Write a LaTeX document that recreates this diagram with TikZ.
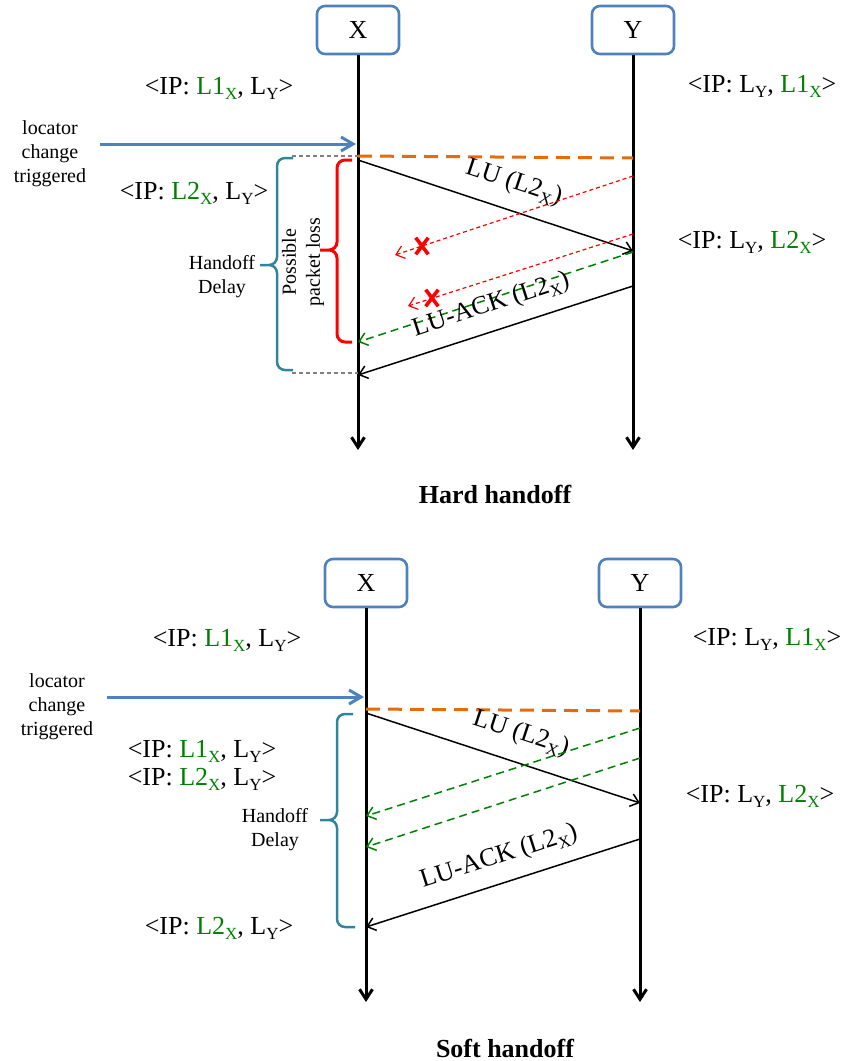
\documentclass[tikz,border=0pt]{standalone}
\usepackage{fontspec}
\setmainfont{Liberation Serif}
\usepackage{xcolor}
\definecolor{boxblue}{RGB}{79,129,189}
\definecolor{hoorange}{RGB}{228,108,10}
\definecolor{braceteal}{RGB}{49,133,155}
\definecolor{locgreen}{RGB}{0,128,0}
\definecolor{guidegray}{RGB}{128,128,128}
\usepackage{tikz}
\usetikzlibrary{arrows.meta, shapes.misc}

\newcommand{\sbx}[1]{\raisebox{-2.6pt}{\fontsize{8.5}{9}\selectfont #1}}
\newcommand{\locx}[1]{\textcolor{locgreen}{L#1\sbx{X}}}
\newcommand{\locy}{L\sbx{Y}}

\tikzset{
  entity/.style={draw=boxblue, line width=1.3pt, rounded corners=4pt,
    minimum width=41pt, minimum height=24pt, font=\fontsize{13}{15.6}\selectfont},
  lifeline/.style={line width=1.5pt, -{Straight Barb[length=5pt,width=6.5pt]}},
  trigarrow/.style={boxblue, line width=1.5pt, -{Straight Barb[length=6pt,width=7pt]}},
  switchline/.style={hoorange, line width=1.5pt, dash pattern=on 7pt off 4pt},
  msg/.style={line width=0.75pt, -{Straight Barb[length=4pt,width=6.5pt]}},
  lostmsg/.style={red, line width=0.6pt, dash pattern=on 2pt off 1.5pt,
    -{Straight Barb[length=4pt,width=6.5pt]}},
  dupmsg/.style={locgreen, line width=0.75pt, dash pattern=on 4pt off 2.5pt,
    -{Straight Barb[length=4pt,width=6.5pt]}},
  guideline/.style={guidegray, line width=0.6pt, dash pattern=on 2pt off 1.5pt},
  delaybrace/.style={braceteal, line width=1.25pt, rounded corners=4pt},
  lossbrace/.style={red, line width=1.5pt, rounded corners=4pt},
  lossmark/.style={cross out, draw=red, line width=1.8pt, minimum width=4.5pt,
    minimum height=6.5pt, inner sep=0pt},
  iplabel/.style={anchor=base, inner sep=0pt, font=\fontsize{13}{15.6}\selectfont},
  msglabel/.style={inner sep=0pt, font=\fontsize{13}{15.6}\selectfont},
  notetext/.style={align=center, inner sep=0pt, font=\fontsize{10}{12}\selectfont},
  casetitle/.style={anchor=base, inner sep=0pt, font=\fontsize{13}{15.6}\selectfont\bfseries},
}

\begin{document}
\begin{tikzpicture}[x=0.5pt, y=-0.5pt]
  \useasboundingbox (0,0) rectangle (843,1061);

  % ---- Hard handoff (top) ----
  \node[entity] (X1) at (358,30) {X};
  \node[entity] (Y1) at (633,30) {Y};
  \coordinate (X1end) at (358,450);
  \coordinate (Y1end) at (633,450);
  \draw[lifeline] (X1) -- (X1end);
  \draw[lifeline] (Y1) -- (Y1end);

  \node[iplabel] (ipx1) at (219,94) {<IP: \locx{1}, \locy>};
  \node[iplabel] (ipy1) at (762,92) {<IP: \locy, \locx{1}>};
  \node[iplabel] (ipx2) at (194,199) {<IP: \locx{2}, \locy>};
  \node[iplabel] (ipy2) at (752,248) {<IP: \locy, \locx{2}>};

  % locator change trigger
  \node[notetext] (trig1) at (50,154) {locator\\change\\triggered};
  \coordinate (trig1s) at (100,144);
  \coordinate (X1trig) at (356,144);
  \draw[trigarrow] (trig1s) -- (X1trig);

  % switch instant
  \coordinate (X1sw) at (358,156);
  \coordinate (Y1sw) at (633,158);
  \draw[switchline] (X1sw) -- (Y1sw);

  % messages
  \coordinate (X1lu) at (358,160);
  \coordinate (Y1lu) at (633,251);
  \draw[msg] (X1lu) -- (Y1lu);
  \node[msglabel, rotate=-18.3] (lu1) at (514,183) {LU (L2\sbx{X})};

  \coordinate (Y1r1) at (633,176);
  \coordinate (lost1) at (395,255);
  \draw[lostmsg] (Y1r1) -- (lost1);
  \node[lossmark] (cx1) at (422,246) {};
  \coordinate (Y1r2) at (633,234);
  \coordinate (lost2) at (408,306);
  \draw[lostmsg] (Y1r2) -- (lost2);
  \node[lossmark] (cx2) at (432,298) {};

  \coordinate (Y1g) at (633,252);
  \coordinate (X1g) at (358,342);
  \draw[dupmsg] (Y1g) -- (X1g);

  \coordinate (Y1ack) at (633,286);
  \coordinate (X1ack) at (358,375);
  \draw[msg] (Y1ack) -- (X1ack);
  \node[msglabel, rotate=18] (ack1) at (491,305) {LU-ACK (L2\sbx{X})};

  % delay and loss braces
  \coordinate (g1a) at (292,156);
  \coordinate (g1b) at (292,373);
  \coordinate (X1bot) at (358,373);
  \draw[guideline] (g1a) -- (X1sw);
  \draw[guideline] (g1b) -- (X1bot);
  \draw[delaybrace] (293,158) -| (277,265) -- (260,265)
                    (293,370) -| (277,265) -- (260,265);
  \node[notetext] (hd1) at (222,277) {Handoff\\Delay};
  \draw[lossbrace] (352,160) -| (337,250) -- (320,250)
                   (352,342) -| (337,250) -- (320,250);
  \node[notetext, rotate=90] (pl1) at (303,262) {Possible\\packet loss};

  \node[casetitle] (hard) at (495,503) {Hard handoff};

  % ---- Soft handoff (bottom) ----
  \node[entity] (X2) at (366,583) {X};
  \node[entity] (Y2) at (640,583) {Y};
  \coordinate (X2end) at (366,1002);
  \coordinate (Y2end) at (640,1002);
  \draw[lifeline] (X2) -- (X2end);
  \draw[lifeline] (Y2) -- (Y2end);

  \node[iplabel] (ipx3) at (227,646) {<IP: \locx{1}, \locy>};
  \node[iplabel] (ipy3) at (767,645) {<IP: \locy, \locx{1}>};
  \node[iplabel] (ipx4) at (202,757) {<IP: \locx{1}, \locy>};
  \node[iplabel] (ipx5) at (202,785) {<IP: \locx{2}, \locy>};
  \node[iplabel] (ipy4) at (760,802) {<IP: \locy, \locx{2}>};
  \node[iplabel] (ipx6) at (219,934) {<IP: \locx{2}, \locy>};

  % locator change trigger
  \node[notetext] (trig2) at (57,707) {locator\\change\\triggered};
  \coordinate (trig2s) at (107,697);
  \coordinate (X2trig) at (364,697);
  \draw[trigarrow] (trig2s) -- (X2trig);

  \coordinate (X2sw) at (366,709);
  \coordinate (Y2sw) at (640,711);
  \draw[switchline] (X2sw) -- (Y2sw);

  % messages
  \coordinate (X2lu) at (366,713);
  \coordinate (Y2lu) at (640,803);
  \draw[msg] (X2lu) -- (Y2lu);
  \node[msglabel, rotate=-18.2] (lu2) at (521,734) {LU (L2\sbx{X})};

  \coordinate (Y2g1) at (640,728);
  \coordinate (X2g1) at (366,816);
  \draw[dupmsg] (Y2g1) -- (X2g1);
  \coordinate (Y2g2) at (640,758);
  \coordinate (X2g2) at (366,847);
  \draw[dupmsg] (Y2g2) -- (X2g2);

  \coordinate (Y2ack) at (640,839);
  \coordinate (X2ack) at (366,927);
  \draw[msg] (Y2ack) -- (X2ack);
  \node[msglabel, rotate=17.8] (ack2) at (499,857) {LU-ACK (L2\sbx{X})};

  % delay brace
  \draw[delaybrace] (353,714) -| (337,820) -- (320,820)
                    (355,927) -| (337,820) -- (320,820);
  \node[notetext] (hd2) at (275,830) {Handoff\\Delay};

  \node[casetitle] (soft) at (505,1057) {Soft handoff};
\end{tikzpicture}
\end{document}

WHAT TO PRODUCE ->
Print out the material word for word, omitting the pictures.

SOLUTION FOR THIS EXERCISE ->
Write a LaTeX document that recreates this diagram with TikZ.
\documentclass[tikz,border=0pt]{standalone}
\usepackage{fontspec}
\setmainfont{Liberation Serif}
\usepackage{xcolor}
\definecolor{boxblue}{RGB}{79,129,189}
\definecolor{hoorange}{RGB}{228,108,10}
\definecolor{braceteal}{RGB}{49,133,155}
\definecolor{locgreen}{RGB}{0,128,0}
\definecolor{guidegray}{RGB}{128,128,128}
\usepackage{tikz}
\usetikzlibrary{arrows.meta, shapes.misc}

\newcommand{\sbx}[1]{\raisebox{-2.6pt}{\fontsize{8.5}{9}\selectfont #1}}
\newcommand{\locx}[1]{\textcolor{locgreen}{L#1\sbx{X}}}
\newcommand{\locy}{L\sbx{Y}}

\tikzset{
  entity/.style={draw=boxblue, line width=1.3pt, rounded corners=4pt,
    minimum width=41pt, minimum height=24pt, font=\fontsize{13}{15.6}\selectfont},
  lifeline/.style={line width=1.5pt, -{Straight Barb[length=5pt,width=6.5pt]}},
  trigarrow/.style={boxblue, line width=1.5pt, -{Straight Barb[length=6pt,width=7pt]}},
  switchline/.style={hoorange, line width=1.5pt, dash pattern=on 7pt off 4pt},
  msg/.style={line width=0.75pt, -{Straight Barb[length=4pt,width=6.5pt]}},
  lostmsg/.style={red, line width=0.6pt, dash pattern=on 2pt off 1.5pt,
    -{Straight Barb[length=4pt,width=6.5pt]}},
  dupmsg/.style={locgreen, line width=0.75pt, dash pattern=on 4pt off 2.5pt,
    -{Straight Barb[length=4pt,width=6.5pt]}},
  guideline/.style={guidegray, line width=0.6pt, dash pattern=on 2pt off 1.5pt},
  delaybrace/.style={braceteal, line width=1.25pt, rounded corners=4pt},
  lossbrace/.style={red, line width=1.5pt, rounded corners=4pt},
  lossmark/.style={cross out, draw=red, line width=1.8pt, minimum width=4.5pt,
    minimum height=6.5pt, inner sep=0pt},
  iplabel/.style={anchor=base, inner sep=0pt, font=\fontsize{13}{15.6}\selectfont},
  msglabel/.style={inner sep=0pt, font=\fontsize{13}{15.6}\selectfont},
  notetext/.style={align=center, inner sep=0pt, font=\fontsize{10}{12}\selectfont},
  casetitle/.style={anchor=base, inner sep=0pt, font=\fontsize{13}{15.6}\selectfont\bfseries},
}

\begin{document}
\begin{tikzpicture}[x=0.5pt, y=-0.5pt]
  \useasboundingbox (0,0) rectangle (843,1061);

  % ---- Hard handoff (top) ----
  \node[entity] (X1) at (358,30) {X};
  \node[entity] (Y1) at (633,30) {Y};
  \coordinate (X1end) at (358,450);
  \coordinate (Y1end) at (633,450);
  \draw[lifeline] (X1) -- (X1end);
  \draw[lifeline] (Y1) -- (Y1end);

  \node[iplabel] (ipx1) at (219,94) {<IP: \locx{1}, \locy>};
  \node[iplabel] (ipy1) at (762,92) {<IP: \locy, \locx{1}>};
  \node[iplabel] (ipx2) at (194,199) {<IP: \locx{2}, \locy>};
  \node[iplabel] (ipy2) at (752,248) {<IP: \locy, \locx{2}>};

  % locator change trigger
  \node[notetext] (trig1) at (50,154) {locator\\change\\triggered};
  \coordinate (trig1s) at (100,144);
  \coordinate (X1trig) at (356,144);
  \draw[trigarrow] (trig1s) -- (X1trig);

  % switch instant
  \coordinate (X1sw) at (358,156);
  \coordinate (Y1sw) at (633,158);
  \draw[switchline] (X1sw) -- (Y1sw);

  % messages
  \coordinate (X1lu) at (358,160);
  \coordinate (Y1lu) at (633,251);
  \draw[msg] (X1lu) -- (Y1lu);
  \node[msglabel, rotate=-18.3] (lu1) at (514,183) {LU (L2\sbx{X})};

  \coordinate (Y1r1) at (633,176);
  \coordinate (lost1) at (395,255);
  \draw[lostmsg] (Y1r1) -- (lost1);
  \node[lossmark] (cx1) at (422,246) {};
  \coordinate (Y1r2) at (633,234);
  \coordinate (lost2) at (408,306);
  \draw[lostmsg] (Y1r2) -- (lost2);
  \node[lossmark] (cx2) at (432,298) {};

  \coordinate (Y1g) at (633,252);
  \coordinate (X1g) at (358,342);
  \draw[dupmsg] (Y1g) -- (X1g);

  \coordinate (Y1ack) at (633,286);
  \coordinate (X1ack) at (358,375);
  \draw[msg] (Y1ack) -- (X1ack);
  \node[msglabel, rotate=18] (ack1) at (491,305) {LU-ACK (L2\sbx{X})};

  % delay and loss braces
  \coordinate (g1a) at (292,156);
  \coordinate (g1b) at (292,373);
  \coordinate (X1bot) at (358,373);
  \draw[guideline] (g1a) -- (X1sw);
  \draw[guideline] (g1b) -- (X1bot);
  \draw[delaybrace] (293,158) -| (277,265) -- (260,265)
                    (293,370) -| (277,265) -- (260,265);
  \node[notetext] (hd1) at (222,277) {Handoff\\Delay};
  \draw[lossbrace] (352,160) -| (337,250) -- (320,250)
                   (352,342) -| (337,250) -- (320,250);
  \node[notetext, rotate=90] (pl1) at (303,262) {Possible\\packet loss};

  \node[casetitle] (hard) at (495,503) {Hard handoff};

  % ---- Soft handoff (bottom) ----
  \node[entity] (X2) at (366,583) {X};
  \node[entity] (Y2) at (640,583) {Y};
  \coordinate (X2end) at (366,1002);
  \coordinate (Y2end) at (640,1002);
  \draw[lifeline] (X2) -- (X2end);
  \draw[lifeline] (Y2) -- (Y2end);

  \node[iplabel] (ipx3) at (227,646) {<IP: \locx{1}, \locy>};
  \node[iplabel] (ipy3) at (767,645) {<IP: \locy, \locx{1}>};
  \node[iplabel] (ipx4) at (202,757) {<IP: \locx{1}, \locy>};
  \node[iplabel] (ipx5) at (202,785) {<IP: \locx{2}, \locy>};
  \node[iplabel] (ipy4) at (760,802) {<IP: \locy, \locx{2}>};
  \node[iplabel] (ipx6) at (219,934) {<IP: \locx{2}, \locy>};

  % locator change trigger
  \node[notetext] (trig2) at (57,707) {locator\\change\\triggered};
  \coordinate (trig2s) at (107,697);
  \coordinate (X2trig) at (364,697);
  \draw[trigarrow] (trig2s) -- (X2trig);

  \coordinate (X2sw) at (366,709);
  \coordinate (Y2sw) at (640,711);
  \draw[switchline] (X2sw) -- (Y2sw);

  % messages
  \coordinate (X2lu) at (366,713);
  \coordinate (Y2lu) at (640,803);
  \draw[msg] (X2lu) -- (Y2lu);
  \node[msglabel, rotate=-18.2] (lu2) at (521,734) {LU (L2\sbx{X})};

  \coordinate (Y2g1) at (640,728);
  \coordinate (X2g1) at (366,816);
  \draw[dupmsg] (Y2g1) -- (X2g1);
  \coordinate (Y2g2) at (640,758);
  \coordinate (X2g2) at (366,847);
  \draw[dupmsg] (Y2g2) -- (X2g2);

  \coordinate (Y2ack) at (640,839);
  \coordinate (X2ack) at (366,927);
  \draw[msg] (Y2ack) -- (X2ack);
  \node[msglabel, rotate=17.8] (ack2) at (499,857) {LU-ACK (L2\sbx{X})};

  % delay brace
  \draw[delaybrace] (353,714) -| (337,820) -- (320,820)
                    (355,927) -| (337,820) -- (320,820);
  \node[notetext] (hd2) at (275,830) {Handoff\\Delay};

  \node[casetitle] (soft) at (505,1057) {Soft handoff};
\end{tikzpicture}
\end{document}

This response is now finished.